Structural and functional microbial diversity of sandy soil under cropland and grassland

PeerJ. 2020 Sep 2:8:e9501. doi: 10.7717/peerj.9501. eCollection 2020.


Background: Land use change significantly alters soil organic carbon content and the microbial community. Therefore, in the present study, the effect of changing cropland to grassland on structural and functional soil microbial diversity was evaluated. The specific aims were (i) to identify the most prominent members of the fungal communities and their relevant ecological guild groups; (ii) to assess changes in the diversity of ammonia-oxidizing archaea; (iii) to determine the relationships between microbial diversity and selected physical and chemical properties.

Methods: We investigated microbial diversity and activity indicators, bulk density and the water-holding capacity of sandy soil under both cropland and 25-year-old grassland (formerly cropland) in Trzebieszów, in the Podlasie Region, Poland. Microbial diversity was assessed by: the relative abundance of ammonia-oxidizing archaea, fungal community composition and functional diversity. Microbial activity was assessed by soil enzyme (dehydrogenase, β-glucosidase) and respiration tests.

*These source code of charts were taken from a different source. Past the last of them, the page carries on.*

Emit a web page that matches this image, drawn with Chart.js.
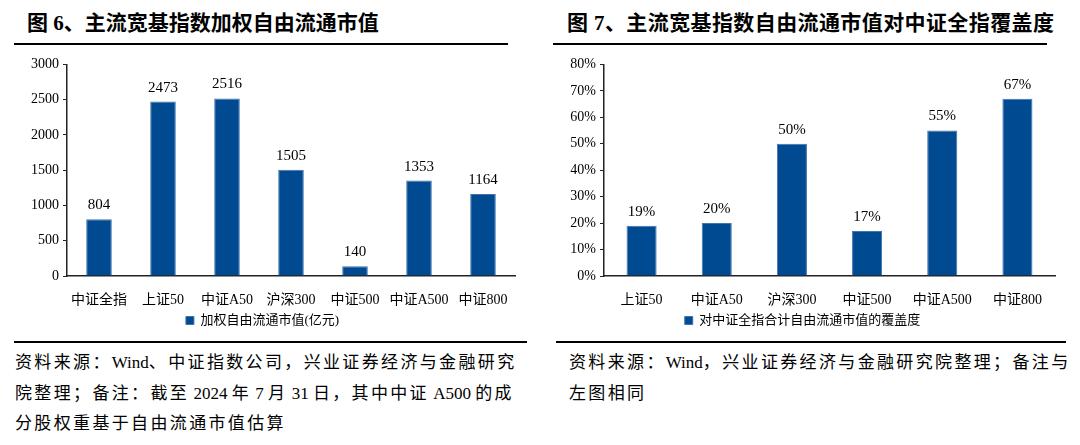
<!DOCTYPE html>
<html>
<head>
<meta charset="utf-8">
<script src="https://cdn.jsdelivr.net/npm/chart.js@4.4.0/dist/chart.umd.min.js"></script>
<style>
  body { margin: 0; width: 1080px; height: 445px; background: #fff; position: relative; overflow: hidden;
         font-family: "Liberation Serif", "Noto Sans CJK SC", serif; color: #000; }
  .title { position: absolute; top: 6px; font-size: 21px; font-weight: bold; white-space: nowrap; }
  .rule { position: absolute; height: 2px; background: #000; }
  .note { position: absolute; top: 348px; font-size: 17px; line-height: 30.5px; letter-spacing: 2.35px; white-space: nowrap; }
  .note .l { letter-spacing: 0; }
  .box { position: absolute; }
</style>
</head>
<body>
<div class="title" style="left:27px">图 6、主流宽基指数加权自由流通市值</div>
<div class="title" style="left:567px; letter-spacing:0.4px">图 7、主流宽基指数自由流通市值对中证全指覆盖度</div>
<div class="rule" style="left:14px; width:494px; top:43px"></div>
<div class="rule" style="left:553px; width:494px; top:43px"></div>

<div class="box" style="left:10px; top:52px; width:525px; height:285px"><canvas id="chartLeft"></canvas></div>
<div class="box" style="left:550px; top:52px; width:525px; height:285px"><canvas id="chartRight"></canvas></div>

<div class="rule" style="left:14px; width:513px; top:341px; height:1.5px"></div>
<div class="rule" style="left:556px; width:510px; top:341px; height:1.5px"></div>
<div class="note" style="left:15px">资料来源：<span class="l">Wind</span>、中证指数公司，兴业证券经济与金融研究<br>院整理；备注：截至<span class="l"> 2024 </span>年<span class="l"> 7 </span>月<span class="l"> 31 </span>日，其中中证<span class="l"> A500 </span>的成<br>分股权重基于自由流通市值估算</div>
<div class="note" style="left:569px">资料来源：<span class="l">Wind</span>，兴业证券经济与金融研究院整理；备注与<br>左图相同</div>

<script>
const leftCategories = ["中证全指", "上证50", "中证A50", "沪深300", "中证500", "中证A500", "中证800"];
const leftValues = [804, 2473, 2516, 1505, 140, 1353, 1164];
const leftTicks = [0, 500, 1000, 1500, 2000, 2500, 3000];
const leftLabel = "加权自由流通市值(亿元)";

const rightCategories = ["上证50", "中证A50", "沪深300", "中证500", "中证A500", "中证800"];
const rightValues = [19, 20, 50, 17, 55, 67];
const rightTicks = [0, 10, 20, 30, 40, 50, 60, 70, 80];
const rightLabel = "对中证全指合计自由流通市值的覆盖度";

const FONT = '"Liberation Serif", "Noto Sans CJK SC", serif';
const BAR = "#004a92";

// value text above each bar
const valueLabels = {
    id: "valueLabels",
    afterDatasetsDraw(chart, args, opts) {
        const ctx = chart.ctx;
        const meta = chart.getDatasetMeta(0);
        const data = chart.data.datasets[0].data;
        ctx.save();
        ctx.font = "15px " + FONT;
        ctx.fillStyle = "#000";
        ctx.textAlign = "center";
        ctx.textBaseline = "middle";
        meta.data.forEach((bar, i) => {
            ctx.fillText(data[i] + (opts.suffix || ""), bar.x, bar.y - 14);
        });
        ctx.restore();
    }
};

function makeChart(id, labels, values, label, ticks, suffix, axisWidth) {
    return new Chart(document.getElementById(id), {
        type: "bar",
        data: {
            labels: labels,
            datasets: [{
                label: label,
                data: values,
                backgroundColor: BAR,
                borderColor: "#3f74ad",
                borderWidth: 1,
                categoryPercentage: 1,
                barPercentage: 0.4
            }]
        },
        options: {
            responsive: true,
            maintainAspectRatio: false,
            animation: false,
            layout: { padding: { top: 12, right: 20, left: 0, bottom: 0 } },
            plugins: {
                legend: {
                    position: "bottom",
                    labels: {
                        font: { family: FONT, size: 13 },
                        color: "#000",
                        boxWidth: 8,
                        boxHeight: 8,
                        padding: 6
                    }
                },
                tooltip: { enabled: false },
                valueLabels: { suffix: suffix }
            },
            scales: {
                x: {
                    grid: { display: false },
                    border: { display: true, color: "#222", width: 1.5 },
                    ticks: { font: { family: FONT, size: 14 }, color: "#000", padding: 8, maxRotation: 0 },
                    afterFit: s => { s.height = 32; }
                },
                y: {
                    min: ticks[0],
                    max: ticks[ticks.length - 1],
                    afterBuildTicks: s => { s.ticks = ticks.map(v => ({ value: v })); },
                    grid: { drawOnChartArea: false, drawTicks: true, tickLength: 4, color: "#222" },
                    border: { display: true, color: "#222", width: 1.5 },
                    ticks: {
                        font: { family: FONT, size: 14 },
                        color: "#000",
                        padding: 4,
                        callback: v => v + suffix
                    },
                    afterFit: s => { s.width = axisWidth; }
                }
            }
        },
        plugins: [valueLabels]
    });
}

makeChart("chartLeft", leftCategories, leftValues, leftLabel, leftTicks, "", 57);
makeChart("chartRight", rightCategories, rightValues, rightLabel, rightTicks, "%", 54);
</script>
</body>
</html>
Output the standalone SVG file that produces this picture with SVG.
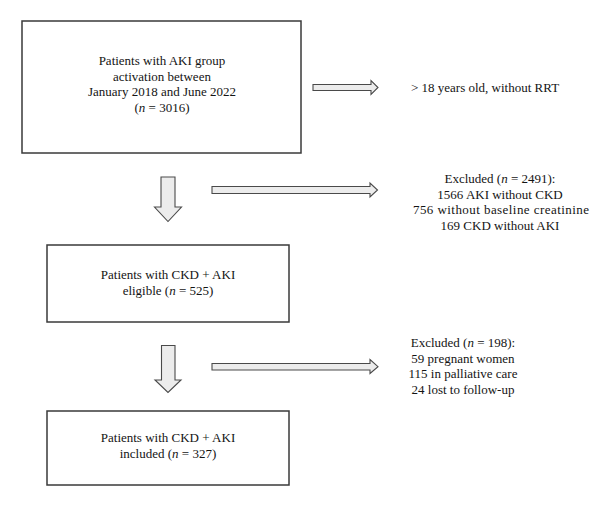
<svg xmlns="http://www.w3.org/2000/svg" width="600" height="507" viewBox="0 0 600 507">
  <style>
    .box { fill: #ffffff; stroke: #3a3a3a; stroke-width: 1.5; }
    .arrow { fill: #ececec; stroke: #4a4a4a; stroke-width: 1.1; stroke-linejoin: miter; }
    text { font-family: "Liberation Serif", "Times New Roman", serif; font-size: 13px; fill: #141414; }
    .c { text-anchor: middle; }
  </style>
  <rect width="600" height="507" fill="#ffffff"/>

  <g id="node-activation">
    <rect class="box" x="22" y="21" width="279" height="132"/>
    <text class="c" x="162" y="65">Patients with AKI group</text>
    <text class="c" x="162" y="80.5">activation between</text>
    <text class="c" x="162" y="96">January 2018 and June 2022</text>
    <text class="c" x="162" y="111.5">(<tspan font-style="italic">n</tspan> = 3016)</text>
  </g>

  <g id="node-criteria">
    <text x="411" y="92">&gt; 18 years old, without RRT</text>
  </g>

  <g id="node-excluded-1">
    <text class="c" x="500" y="183">Excluded (<tspan font-style="italic">n</tspan> = 2491):</text>
    <text class="c" x="500" y="198.5">1566 AKI without CKD</text>
    <text class="c" x="501" y="214" textLength="176" lengthAdjust="spacing">756 without baseline creatinine</text>
    <text class="c" x="500" y="229.5">169 CKD without AKI</text>
  </g>

  <g id="node-eligible">
    <rect class="box" x="47" y="245" width="242" height="77"/>
    <text class="c" x="168" y="278.5">Patients with CKD + AKI</text>
    <text class="c" x="168" y="295">eligible (<tspan font-style="italic">n</tspan> = 525)</text>
  </g>

  <g id="node-excluded-2">
    <text class="c" x="463" y="347">Excluded (<tspan font-style="italic">n</tspan> = 198):</text>
    <text class="c" x="463" y="362.5">59 pregnant women</text>
    <text class="c" x="463" y="378">115 in palliative care</text>
    <text class="c" x="463" y="393.5">24 lost to follow-up</text>
  </g>

  <g id="node-included">
    <rect class="box" x="47" y="411" width="242" height="74"/>
    <text class="c" x="168" y="442">Patients with CKD + AKI</text>
    <text class="c" x="168" y="457.5">included (<tspan font-style="italic">n</tspan> = 327)</text>
  </g>

  <g id="connectors">
    <!-- block arrow: activation to criteria -->
    <polygon class="arrow" points="313,84.5 371,84.5 371,80.5 378,87.5 371,94.5 371,90.5 313,90.5"/>
    <!-- block arrow: activation down to eligible -->
    <polygon class="arrow" points="161,177 175,177 175,207 181.5,207 168,221.5 154.5,207 161,207"/>
    <!-- block arrow: to first exclusion -->
    <polygon class="arrow" points="212,186.5 370,186.5 370,183 377.5,190 370,197 370,193.5 212,193.5"/>
    <!-- block arrow: eligible down to included -->
    <polygon class="arrow" points="161.5,345.5 175,345.5 175,380 181,380 168,392.5 155,380 161.5,380"/>
    <!-- block arrow: to second exclusion -->
    <polygon class="arrow" points="212,363.5 370,363.5 370,359.5 378,366.7 370,373.5 370,370 212,370"/>
  </g>
</svg>
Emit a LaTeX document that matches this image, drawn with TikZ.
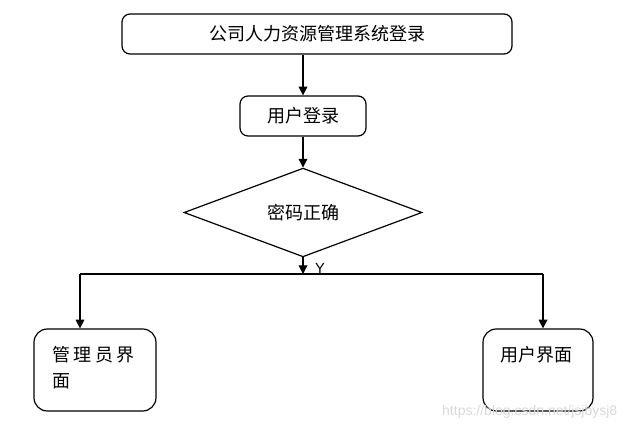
\documentclass[tikz,border=0pt]{standalone}
\usepackage{fontspec}
\setmainfont{Liberation Sans}
\newfontfamily\cjk{Noto Sans CJK SC}
\usetikzlibrary{arrows.meta, shapes.geometric}

\begin{document}
\begin{tikzpicture}[x=0.75pt, y=-0.75pt,
  box/.style={draw, line width=0.9pt, rounded corners=6pt, minimum height=30pt, font=\cjk\fontsize{13.5}{16}\selectfont},
  endbox/.style={draw, line width=0.9pt, rounded corners=10pt, minimum height=61.5pt},
  txt/.style={inner sep=0pt, font=\cjk\fontsize{13.5}{19.5}\selectfont},
  arr/.style={line width=0.9pt, -{Triangle[length=6.5pt, width=6.5pt]}}]
\useasboundingbox (0,0) rectangle (628,431);
\node[box, minimum width=292.5pt] (title) at (317,34) {公司人力资源管理系统登录};
\node[box, minimum width=94.5pt] (login) at (303,116) {用户登录};
\node[draw, diamond, line width=0.9pt, inner sep=0pt, minimum width=178.5pt, minimum height=50.25pt, font=\cjk\fontsize{13.5}{16}\selectfont] (check) at (303,212.5) {密码正确};
\node[endbox, minimum width=91.5pt] (admin) at (95,370) {};
\node[endbox, minimum width=82.5pt] (user) at (538,370) {};
\node[txt, anchor=north west, align=left] (admintxt) at (52,346) {管\hspace{2.6pt}理\hspace{2.6pt}员\hspace{2.6pt}界\\面};
\node[txt] (usertxt) at (536,355) {用户界面};
\coordinate (split) at (303,274);
\coordinate (lft) at (80,274);
\coordinate (rgt) at (543,274);
\draw[arr] (title.south -| login.north) -- (login.north);
\draw[arr] (login.south) -- (check.north);
\draw[arr] (check.south) -- (split);
\node[font=\fontsize{11}{13}\selectfont] (yes) at (320,268) {Y};
\draw[line width=0.9pt] (lft) -- (rgt);
\draw[arr] (lft) -- (lft |- admin.north);
\draw[arr] (rgt) -- (rgt |- user.north);
\node[anchor=east, text=gray!30, font=\fontsize{10.5}{12}\selectfont] (mark) at (622,412) {https://blog.csdn.net/jsjbysj8};
\end{tikzpicture}
\end{document}
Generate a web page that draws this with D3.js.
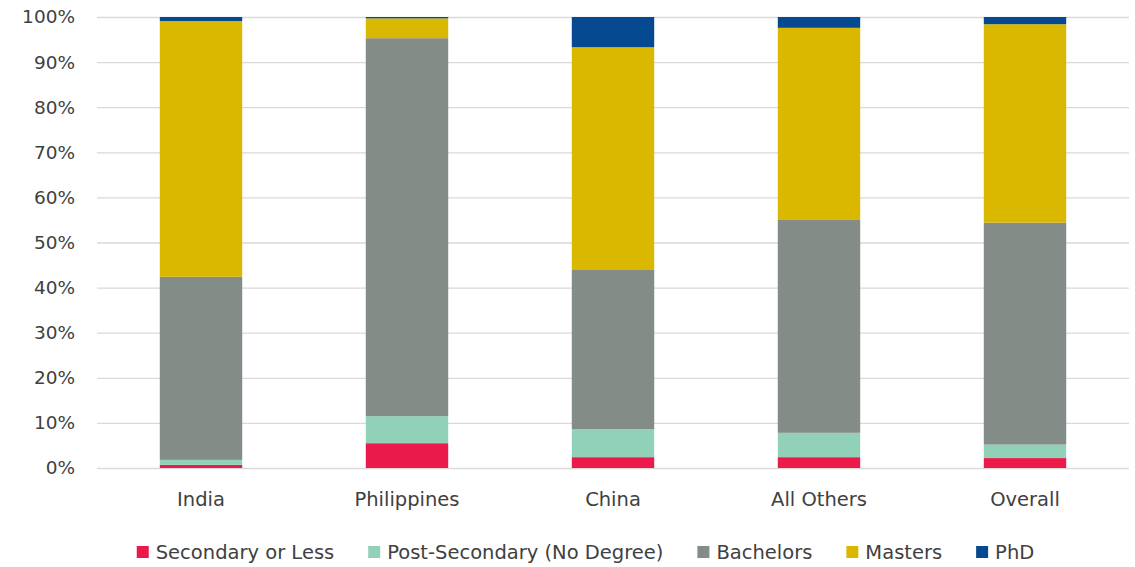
<!DOCTYPE html>
<html>
<head>
<meta charset="utf-8">
<script src="https://cdn.jsdelivr.net/npm/d3@7"></script>
<style>
  html, body { margin: 0; padding: 0; background: #fff; }
  svg text { font-family: "DejaVu Sans", "Liberation Sans", sans-serif; fill: #404040; }
</style>
</head>
<body>
<svg id="chart" width="1135" height="567"></svg>
<script>
// Education level shares (%) by country of birth
const categories = ["India", "Philippines", "China", "All Others", "Overall"];
const seriesNames = ["Secondary or Less", "Post-Secondary (No Degree)", "Bachelors", "Masters", "PhD"];
const secondary     = [0.7, 5.5, 2.4, 2.4, 2.2];
const postSecondary = [1.1, 6.0, 6.2, 5.4, 3.0];
const bachelors     = [40.6, 83.8, 35.3, 47.2, 49.2];
const masters       = [56.7, 4.4, 49.4, 42.6, 44.0];
const phd           = [0.9, 0.3, 6.7, 2.4, 1.6];
const yTicks = [0, 10, 20, 30, 40, 50, 60, 70, 80, 90, 100];

const colors = ["#EC1A4B", "#90D1B8", "#848C88", "#DBB800", "#054A91"];
const seriesValues = [secondary, postSecondary, bachelors, masters, phd];

const rows = categories.map((c, i) => {
  const r = { category: c };
  seriesNames.forEach((s, j) => { r[s] = seriesValues[j][i]; });
  return r;
});

const svg = d3.select("#chart");
const plot = { left: 98, right: 1128, top: 17, bottom: 468 };

const x = d3.scaleBand().domain(categories)
  .range([plot.left, plot.right]).paddingInner(0.6).paddingOuter(0.3);
const y = d3.scaleLinear().domain([0, 100]).range([plot.bottom, plot.top]);
const color = d3.scaleOrdinal().domain(seriesNames).range(colors);

// Gridlines and percentage labels
const yAxis = d3.axisLeft(y).tickValues(yTicks)
  .tickFormat(d => d + "%")
  .tickSizeInner(-(plot.right - plot.left + 2)).tickSizeOuter(0).tickPadding(22);
const gy = svg.append("g").attr("transform", `translate(${plot.left - 1},0)`).call(yAxis);
gy.select(".domain").remove();
gy.selectAll(".tick line").attr("stroke", "#d9d9d9").attr("stroke-width", 1.3);
gy.selectAll(".tick text").attr("font-size", 18.5).attr("fill", "#404040")
  .style("font-family", '"DejaVu Sans", sans-serif');

// Stacked bars
const stacked = d3.stack().keys(seriesNames)(rows);
svg.append("g").selectAll("g").data(stacked).join("g")
  .attr("fill", d => color(d.key))
  .selectAll("rect").data(d => d).join("rect")
  .attr("x", d => x(d.data.category))
  .attr("width", x.bandwidth())
  .attr("y", d => y(d[1]))
  .attr("height", d => y(d[0]) - y(d[1]));

// Category labels
svg.append("g").selectAll("text").data(categories).join("text")
  .attr("x", d => x(d) + x.bandwidth() / 2)
  .attr("y", 499)
  .attr("text-anchor", "middle")
  .attr("dominant-baseline", "central")
  .attr("font-size", 19.5)
  .text(d => d);

// Legend
const legend = svg.append("g");
const sq = 12, gapText = 7, gapItem = 34, fs = 19.5;
const items = legend.selectAll("g").data(seriesNames).join("g");
items.append("rect").attr("width", sq).attr("height", sq).attr("y", -sq / 2)
  .attr("fill", d => color(d));
items.append("text").attr("x", sq + gapText).attr("y", 0)
  .attr("dominant-baseline", "central").attr("font-size", fs).text(d => d);
let offset = 0;
const widths = [];
items.each(function () {
  const w = sq + gapText + this.querySelector("text").getComputedTextLength();
  widths.push(w);
});
const total = d3.sum(widths) + gapItem * (widths.length - 1);
const startX = 585.5 - total / 2;
items.attr("transform", (d, i) => {
  const t = `translate(${startX + offset},552)`;
  offset += widths[i] + gapItem;
  return t;
});
</script>
</body>
</html>
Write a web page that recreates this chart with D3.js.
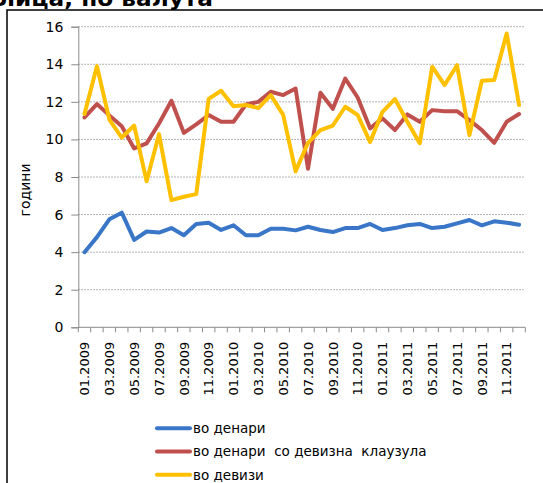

Results: It was shown that compared to cropland, grassland has a higher soil organic carbon content, microbial biomass, basal respiration, rate of enzyme activity, richness and diversity of the microbial community, water holding capacity and the structure of the fungal and ammonia-oxidizing archaea communities was also altered. The implications of these results for soil quality and soil health are also discussed. The results suggest that grassland can have a significant phytosanitary capacity with regard to ecosystem services, due to the prominent presence of beneficial and antagonistic microbes. Moreover, the results also suggest that grassland use may improve the status of soil organic carbon and nitrogen dynamics, thereby increasing the relative abundance of fungi and ammonia-oxidizing archaea.

Keywords: Functional diversity; Fungal community; Land use; Soil enzymes.

Grants and funding

The study was supported by HORIZON 2020, European Commission, Programme: H2020-SFS-4-2014: Soil quality and function, project No. 635750-iSQAPER, Interactive Soil Quality Assessment in Europe and China for Agricultural Productivity and Environmental Resilience (iSQAPER). The funders had no role in study design, data collection and analysis, decision to publish, or preparation of the manuscript.